Another way to look at it is, MTF values when plotted against lp/mm, are smooth and continuous functions, you can't have a huge (non continuous, non smooth) drop to 0. Hence a lens with MTF 1 will take you to the optical limit, as described above.
What I'm trying to say is, MTF 1 many times is sneaked in as an "innocent" assumption, but it implies many more things, since it's a boundary value, and things behave differently at boundary values.
But let's assume you got that magical lens. So what? Now the system resolution reached the sensor resolution. How is that outresolving the sensor?
When people say "x lens outresolves y sensor" they mean that there's no benefit using a higher resolving lens than x. In practice (and theory) there's always a benefit using a higher resolving lens. A lens with MTF 1 means, there's no higher resolving lens. So then any claim about "outresolving" in that sense in moot.

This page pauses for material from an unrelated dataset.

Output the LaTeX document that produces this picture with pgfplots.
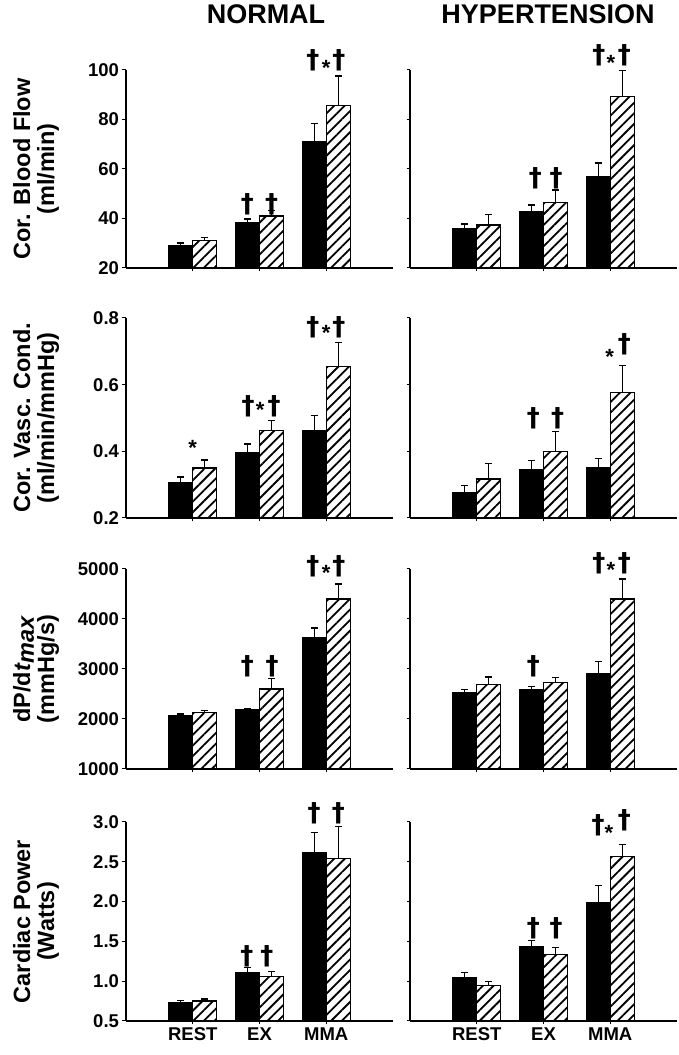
\documentclass[border=0pt]{standalone}
\usepackage{fontspec}
\setmainfont{Liberation Sans}
\newfontfamily\dgfont{DejaVu Sans}
\usepackage{pgfplots}
\pgfplotsset{compat=1.18}
\usetikzlibrary{patterns.meta}

\pgfplotsset{
  panel/.style={
    scale only axis, width=267pt,
    xmin=0, xmax=4, xtick={1,2,3}, xticklabels={},
    axis x line*=bottom, axis y line*=left,
    x axis line style={-, line width=2pt},
    y axis line style={-, line width=1.2pt},
    tick align=outside, major tick length=3.5pt,
    tick style={black, line width=1pt},
    yticklabel style={font=\bfseries\fontsize{18.5}{20}\selectfont},
    xticklabel style={font=\bfseries\fontsize{18.5}{20}\selectfont},
    scaled y ticks=false,
    clip mode=individual, axis on top,
    ylabel style={font=\bfseries\fontsize{23.5}{24}\selectfont, align=center,
      at={(axis description cs:-0.337,0.5)}, anchor=center},
  },
  errs/.style={error bars/.cd, y dir=plus, y explicit,
      error bar style={line width=1.4pt, black},
      error mark options={rotate=90, line width=1.4pt, mark size=3.5pt, black}},
  blackbar/.style={ybar, bar width=24pt, bar shift=0pt, fill=black, draw=black, line width=1pt, errs},
  hatchbar/.style={ybar, bar width=24pt, bar shift=0pt, draw=black, line width=1.2pt,
      pattern={Lines[angle=45,distance=7.5pt,line width=1.8pt]}, pattern color=black, errs},
}
\tikzset{ann/.style={font=\dgfont\bfseries\fontsize{26}{26}\selectfont, inner sep=0pt, anchor=center},
         ast/.style={font=\bfseries\fontsize{22}{22}\selectfont, inner sep=0pt, anchor=center}}

\begin{document}
\begin{tikzpicture}
\node[font=\bfseries\fontsize{27}{27}\selectfont, anchor=base] at (266pt,1031pt) {NORMAL};
\node[font=\bfseries\fontsize{27}{27}\selectfont, anchor=base] at (548pt,1031pt) {HYPERTENSION};

% ---------------- Row 1 ----------------
\begin{axis}[panel, height=198pt, at={(126pt,787pt)}, anchor=south west,
  ymin=20, ymax=100, ytick={20,40,60,80,100}, yticklabels={20,40,60,80,100},
  ylabel={Cor. Blood Flow\\(ml/min)}]
\addplot[blackbar] coordinates {(0.82,29) +- (0,1.1) (1.82,38.5) +- (0,1.3) (2.82,71) +- (0,7.5)};
\addplot[hatchbar] coordinates {(1.18,31) +- (0,1.2) (2.18,41) +- (0,2.3) (3.18,85.5) +- (0,12.1)};
\node[ann] at (axis cs:1.82,45.9) {†};
\node[ann] at (axis cs:2.18,45.9) {†};
\node[ann] at (axis cs:2.8,104) {†};
\node[ast] at (axis cs:3.0,101) {*};
\node[ann] at (axis cs:3.19,104) {†};
\end{axis}
\begin{axis}[panel, height=198pt, at={(410pt,787pt)}, anchor=south west,
  ymin=20, ymax=100, ytick={20,40,60,80,100}, yticklabels={}]
\addplot[blackbar] coordinates {(0.82,35.9) +- (0,1.9) (1.82,43) +- (0,2.5) (2.82,56.9) +- (0,5.6)};
\addplot[hatchbar] coordinates {(1.18,37.4) +- (0,4.3) (2.18,46.4) +- (0,5.1) (3.18,89.2) +- (0,10.7)};
\node[ann] at (axis cs:1.88,56.4) {†};
\node[ann] at (axis cs:2.19,56.4) {†};
\node[ann] at (axis cs:2.83,106) {†};
\node[ast] at (axis cs:3.01,103) {*};
\node[ann] at (axis cs:3.21,106) {†};
\end{axis}

% ---------------- Row 2 ----------------
\begin{axis}[panel, height=200pt, at={(126pt,537pt)}, anchor=south west,
  ymin=0.2, ymax=0.8, ytick={0.2,0.4,0.6,0.8}, yticklabels={0.2,0.4,0.6,0.8},
  ylabel={Cor. Vasc. Cond.\\(ml/min/mmHg)}]
\addplot[blackbar] coordinates {(0.82,0.305) +- (0,0.018) (1.82,0.397) +- (0,0.025) (2.82,0.463) +- (0,0.044)};
\addplot[hatchbar] coordinates {(1.18,0.35) +- (0,0.024) (2.18,0.462) +- (0,0.03) (3.18,0.655) +- (0,0.072)};
\node[ast] at (axis cs:1.0,0.41) {*};
\node[ann] at (axis cs:1.83,0.535) {†};
\node[ast] at (axis cs:2.01,0.525) {*};
\node[ann] at (axis cs:2.22,0.535) {†};
\node[ann] at (axis cs:2.8,0.771) {†};
\node[ast] at (axis cs:3.0,0.756) {*};
\node[ann] at (axis cs:3.19,0.771) {†};
\end{axis}
\begin{axis}[panel, height=200pt, at={(410pt,537pt)}, anchor=south west,
  ymin=0.2, ymax=0.8, ytick={0.2,0.4,0.6,0.8}, yticklabels={}]
\addplot[blackbar] coordinates {(0.82,0.277) +- (0,0.02) (1.82,0.344) +- (0,0.028) (2.82,0.35) +- (0,0.029)};
\addplot[hatchbar] coordinates {(1.18,0.317) +- (0,0.046) (2.18,0.4) +- (0,0.06) (3.18,0.576) +- (0,0.081)};
\node[ann] at (axis cs:1.85,0.5) {†};
\node[ann] at (axis cs:2.21,0.5) {†};
\node[ast] at (axis cs:2.99,0.683) {*};
\node[ann] at (axis cs:3.21,0.72) {†};
\end{axis}

% ---------------- Row 3 ----------------
\begin{axis}[panel, height=200pt, at={(126pt,286pt)}, anchor=south west,
  ymin=1000, ymax=5000, ytick={1000,2000,3000,4000,5000}, yticklabels={1000,2000,3000,4000,5000},
  ylabel={dP/d\textit{t}\raisebox{-0.3ex}{\textit{max}}\\(mmHg/s)}]
\addplot[blackbar] coordinates {(0.82,2066) +- (0,34) (1.82,2187) +- (0,15) (2.82,3620) +- (0,200)};
\addplot[hatchbar] coordinates {(1.18,2133) +- (0,40) (2.18,2600) +- (0,213) (3.18,4400) +- (0,300)};
\node[ann] at (axis cs:1.82,3053) {†};
\node[ann] at (axis cs:2.19,3053) {†};
\node[ann] at (axis cs:2.8,5053) {†};
\node[ast] at (axis cs:3.0,4920) {*};
\node[ann] at (axis cs:3.19,5053) {†};
\end{axis}
\begin{axis}[panel, height=200pt, at={(410pt,286pt)}, anchor=south west,
  ymin=1000, ymax=5000, ytick={1000,2000,3000,4000,5000}, yticklabels={}]
\addplot[blackbar] coordinates {(0.82,2520) +- (0,67) (1.82,2587) +- (0,60) (2.82,2907) +- (0,246)};
\addplot[hatchbar] coordinates {(1.18,2687) +- (0,153) (2.18,2727) +- (0,100) (3.18,4400) +- (0,400)};
\node[ann] at (axis cs:1.85,3053) {†};
\node[ann] at (axis cs:2.83,5120) {†};
\node[ast] at (axis cs:3.01,4973) {*};
\node[ann] at (axis cs:3.21,5120) {†};
\end{axis}

% ---------------- Row 4 ----------------
\begin{axis}[panel, height=199pt, at={(126pt,34pt)}, anchor=south west,
  ymin=0.5, ymax=3.0, ytick={0.5,1.0,1.5,2.0,2.5,3.0}, yticklabels={0.5,1.0,1.5,2.0,2.5,3.0},
  xticklabels={REST,EX,MMA},
  ylabel={Cardiac Power\\(Watts)}]
\addplot[blackbar] coordinates {(0.82,0.735) +- (0,0.02) (1.82,1.106) +- (0,0.063) (2.82,2.62) +- (0,0.247)};
\addplot[hatchbar] coordinates {(1.18,0.75) +- (0,0.026) (2.18,1.056) +- (0,0.063) (3.18,2.54) +- (0,0.4)};
\node[ann] at (axis cs:1.81,1.307) {†};
\node[ann] at (axis cs:2.11,1.307) {†};
\node[ann] at (axis cs:2.82,3.106) {†};
\node[ann] at (axis cs:3.18,3.106) {†};
\end{axis}
\begin{axis}[panel, height=199pt, at={(410pt,34pt)}, anchor=south west,
  ymin=0.5, ymax=3.0, ytick={0.5,1.0,1.5,2.0,2.5,3.0}, yticklabels={},
  xticklabels={REST,EX,MMA}]
\addplot[blackbar] coordinates {(0.82,1.044) +- (0,0.062) (1.82,1.441) +- (0,0.071) (2.82,1.993) +- (0,0.213)};
\addplot[hatchbar] coordinates {(1.18,0.943) +- (0,0.05) (2.18,1.337) +- (0,0.088) (3.18,2.57) +- (0,0.147)};
\node[ann] at (axis cs:1.85,1.663) {†};
\node[ann] at (axis cs:2.19,1.663) {†};
\node[ann] at (axis cs:2.82,2.96) {†};
\node[ast] at (axis cs:2.98,2.86) {*};
\node[ann] at (axis cs:3.21,3.02) {†};
\end{axis}
\pgfresetboundingbox
\useasboundingbox (0pt,0pt) rectangle (679pt,1055pt);
\end{tikzpicture}
\end{document}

Also if you want to be pedantic, the AA filter has its own MTF, the microlens array its own MTF, the bayer filter its own MTF (even the atmosphere). So I hope your calculations for the Nyquist limit take into account those too, and not just the pixel count and spacing.
The whole expression "x lens outresolves y sensor" is ill posed, like saying "the set of all sets is Z" or "the wheels outperform the engine".